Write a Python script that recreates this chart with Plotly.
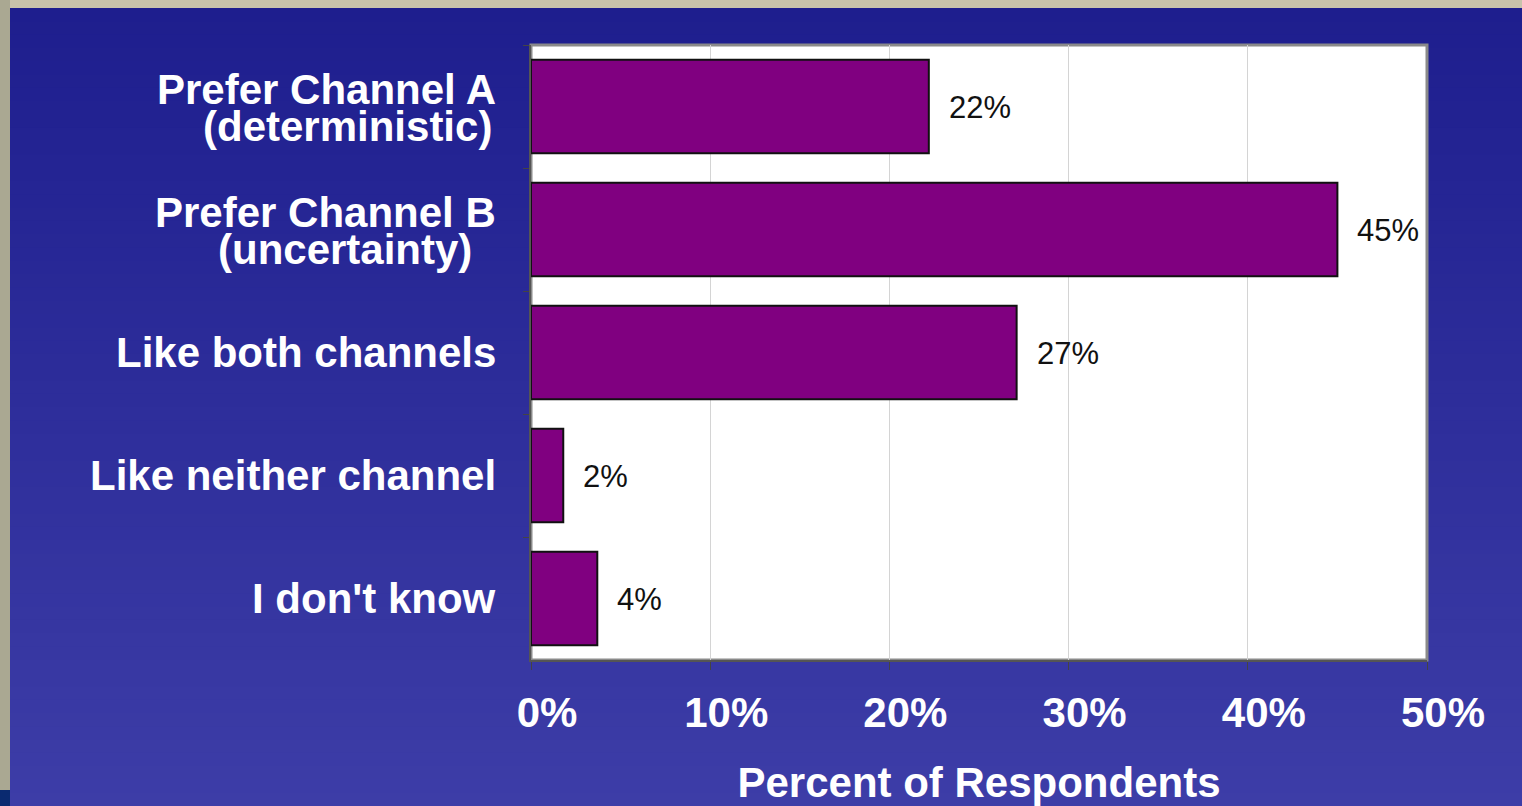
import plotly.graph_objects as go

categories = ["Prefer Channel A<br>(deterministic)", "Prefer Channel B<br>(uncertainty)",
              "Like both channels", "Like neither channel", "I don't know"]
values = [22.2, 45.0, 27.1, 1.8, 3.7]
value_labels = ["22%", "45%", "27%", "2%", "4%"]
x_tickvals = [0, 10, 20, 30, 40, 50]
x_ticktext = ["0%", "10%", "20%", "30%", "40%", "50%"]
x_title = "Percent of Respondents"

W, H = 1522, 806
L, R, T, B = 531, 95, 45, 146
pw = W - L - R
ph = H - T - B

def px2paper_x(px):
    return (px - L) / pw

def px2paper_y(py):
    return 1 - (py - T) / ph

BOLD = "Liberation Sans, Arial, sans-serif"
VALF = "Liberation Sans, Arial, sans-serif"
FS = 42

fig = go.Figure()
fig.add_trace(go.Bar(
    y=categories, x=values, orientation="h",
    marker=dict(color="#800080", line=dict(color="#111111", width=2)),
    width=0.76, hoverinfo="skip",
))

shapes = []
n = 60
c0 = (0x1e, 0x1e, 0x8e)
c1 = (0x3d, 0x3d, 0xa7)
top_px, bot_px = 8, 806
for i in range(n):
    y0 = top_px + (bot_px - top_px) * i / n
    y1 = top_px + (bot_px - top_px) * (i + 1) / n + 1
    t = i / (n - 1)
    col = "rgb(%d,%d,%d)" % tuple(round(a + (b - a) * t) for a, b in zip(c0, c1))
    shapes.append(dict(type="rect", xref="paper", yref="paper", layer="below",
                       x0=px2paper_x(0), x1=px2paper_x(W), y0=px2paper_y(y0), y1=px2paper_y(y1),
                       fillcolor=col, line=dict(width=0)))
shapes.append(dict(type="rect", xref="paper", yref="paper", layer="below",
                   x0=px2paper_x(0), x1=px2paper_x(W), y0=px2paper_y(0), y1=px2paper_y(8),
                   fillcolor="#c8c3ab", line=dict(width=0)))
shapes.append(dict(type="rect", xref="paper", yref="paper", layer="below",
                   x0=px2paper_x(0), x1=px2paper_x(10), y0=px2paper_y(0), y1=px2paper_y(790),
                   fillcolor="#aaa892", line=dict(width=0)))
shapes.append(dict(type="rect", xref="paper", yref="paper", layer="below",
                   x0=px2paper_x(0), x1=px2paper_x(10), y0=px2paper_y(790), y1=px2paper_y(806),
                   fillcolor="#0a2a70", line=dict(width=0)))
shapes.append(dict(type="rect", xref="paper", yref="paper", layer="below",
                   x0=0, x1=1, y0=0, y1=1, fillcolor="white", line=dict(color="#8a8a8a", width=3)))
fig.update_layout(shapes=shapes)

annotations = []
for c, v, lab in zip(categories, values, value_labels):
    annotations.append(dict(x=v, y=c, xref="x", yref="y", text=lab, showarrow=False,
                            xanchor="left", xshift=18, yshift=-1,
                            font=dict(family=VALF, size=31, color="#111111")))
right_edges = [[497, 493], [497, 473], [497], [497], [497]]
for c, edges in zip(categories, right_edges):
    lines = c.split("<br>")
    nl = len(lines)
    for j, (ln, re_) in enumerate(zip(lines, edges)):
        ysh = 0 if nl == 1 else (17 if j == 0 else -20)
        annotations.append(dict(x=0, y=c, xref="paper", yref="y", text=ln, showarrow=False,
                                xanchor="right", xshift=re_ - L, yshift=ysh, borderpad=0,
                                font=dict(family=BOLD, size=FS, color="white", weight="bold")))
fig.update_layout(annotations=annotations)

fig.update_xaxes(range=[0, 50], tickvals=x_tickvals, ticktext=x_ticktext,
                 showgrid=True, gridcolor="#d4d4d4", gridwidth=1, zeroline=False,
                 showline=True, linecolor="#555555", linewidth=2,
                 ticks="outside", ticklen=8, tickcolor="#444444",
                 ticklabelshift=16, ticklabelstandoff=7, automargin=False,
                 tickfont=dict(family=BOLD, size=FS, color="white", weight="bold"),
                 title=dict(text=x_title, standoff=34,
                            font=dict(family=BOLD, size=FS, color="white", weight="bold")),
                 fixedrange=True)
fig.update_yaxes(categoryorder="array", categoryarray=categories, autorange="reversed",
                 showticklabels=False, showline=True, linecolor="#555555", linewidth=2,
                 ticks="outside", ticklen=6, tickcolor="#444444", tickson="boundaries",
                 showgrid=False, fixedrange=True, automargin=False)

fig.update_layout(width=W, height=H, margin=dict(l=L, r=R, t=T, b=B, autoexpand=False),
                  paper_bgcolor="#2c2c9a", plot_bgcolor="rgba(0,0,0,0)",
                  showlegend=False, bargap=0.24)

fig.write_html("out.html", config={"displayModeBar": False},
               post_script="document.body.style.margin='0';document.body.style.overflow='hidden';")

Stated task – Send back the data above word for word, with the pictures left out.

Exercise answer –
Write a Python script that recreates this chart with Plotly.
import plotly.graph_objects as go

categories = ["Prefer Channel A<br>(deterministic)", "Prefer Channel B<br>(uncertainty)",
              "Like both channels", "Like neither channel", "I don't know"]
values = [22.2, 45.0, 27.1, 1.8, 3.7]
value_labels = ["22%", "45%", "27%", "2%", "4%"]
x_tickvals = [0, 10, 20, 30, 40, 50]
x_ticktext = ["0%", "10%", "20%", "30%", "40%", "50%"]
x_title = "Percent of Respondents"

W, H = 1522, 806
L, R, T, B = 531, 95, 45, 146
pw = W - L - R
ph = H - T - B

def px2paper_x(px):
    return (px - L) / pw

def px2paper_y(py):
    return 1 - (py - T) / ph

BOLD = "Liberation Sans, Arial, sans-serif"
VALF = "Liberation Sans, Arial, sans-serif"
FS = 42

fig = go.Figure()
fig.add_trace(go.Bar(
    y=categories, x=values, orientation="h",
    marker=dict(color="#800080", line=dict(color="#111111", width=2)),
    width=0.76, hoverinfo="skip",
))

shapes = []
n = 60
c0 = (0x1e, 0x1e, 0x8e)
c1 = (0x3d, 0x3d, 0xa7)
top_px, bot_px = 8, 806
for i in range(n):
    y0 = top_px + (bot_px - top_px) * i / n
    y1 = top_px + (bot_px - top_px) * (i + 1) / n + 1
    t = i / (n - 1)
    col = "rgb(%d,%d,%d)" % tuple(round(a + (b - a) * t) for a, b in zip(c0, c1))
    shapes.append(dict(type="rect", xref="paper", yref="paper", layer="below",
                       x0=px2paper_x(0), x1=px2paper_x(W), y0=px2paper_y(y0), y1=px2paper_y(y1),
                       fillcolor=col, line=dict(width=0)))
shapes.append(dict(type="rect", xref="paper", yref="paper", layer="below",
                   x0=px2paper_x(0), x1=px2paper_x(W), y0=px2paper_y(0), y1=px2paper_y(8),
                   fillcolor="#c8c3ab", line=dict(width=0)))
shapes.append(dict(type="rect", xref="paper", yref="paper", layer="below",
                   x0=px2paper_x(0), x1=px2paper_x(10), y0=px2paper_y(0), y1=px2paper_y(790),
                   fillcolor="#aaa892", line=dict(width=0)))
shapes.append(dict(type="rect", xref="paper", yref="paper", layer="below",
                   x0=px2paper_x(0), x1=px2paper_x(10), y0=px2paper_y(790), y1=px2paper_y(806),
                   fillcolor="#0a2a70", line=dict(width=0)))
shapes.append(dict(type="rect", xref="paper", yref="paper", layer="below",
                   x0=0, x1=1, y0=0, y1=1, fillcolor="white", line=dict(color="#8a8a8a", width=3)))
fig.update_layout(shapes=shapes)

annotations = []
for c, v, lab in zip(categories, values, value_labels):
    annotations.append(dict(x=v, y=c, xref="x", yref="y", text=lab, showarrow=False,
                            xanchor="left", xshift=18, yshift=-1,
                            font=dict(family=VALF, size=31, color="#111111")))
right_edges = [[497, 493], [497, 473], [497], [497], [497]]
for c, edges in zip(categories, right_edges):
    lines = c.split("<br>")
    nl = len(lines)
    for j, (ln, re_) in enumerate(zip(lines, edges)):
        ysh = 0 if nl == 1 else (17 if j == 0 else -20)
        annotations.append(dict(x=0, y=c, xref="paper", yref="y", text=ln, showarrow=False,
                                xanchor="right", xshift=re_ - L, yshift=ysh, borderpad=0,
                                font=dict(family=BOLD, size=FS, color="white", weight="bold")))
fig.update_layout(annotations=annotations)

fig.update_xaxes(range=[0, 50], tickvals=x_tickvals, ticktext=x_ticktext,
                 showgrid=True, gridcolor="#d4d4d4", gridwidth=1, zeroline=False,
                 showline=True, linecolor="#555555", linewidth=2,
                 ticks="outside", ticklen=8, tickcolor="#444444",
                 ticklabelshift=16, ticklabelstandoff=7, automargin=False,
                 tickfont=dict(family=BOLD, size=FS, color="white", weight="bold"),
                 title=dict(text=x_title, standoff=34,
                            font=dict(family=BOLD, size=FS, color="white", weight="bold")),
                 fixedrange=True)
fig.update_yaxes(categoryorder="array", categoryarray=categories, autorange="reversed",
                 showticklabels=False, showline=True, linecolor="#555555", linewidth=2,
                 ticks="outside", ticklen=6, tickcolor="#444444", tickson="boundaries",
                 showgrid=False, fixedrange=True, automargin=False)

fig.update_layout(width=W, height=H, margin=dict(l=L, r=R, t=T, b=B, autoexpand=False),
                  paper_bgcolor="#2c2c9a", plot_bgcolor="rgba(0,0,0,0)",
                  showlegend=False, bargap=0.24)

fig.write_html("out.html", config={"displayModeBar": False},
               post_script="document.body.style.margin='0';document.body.style.overflow='hidden';")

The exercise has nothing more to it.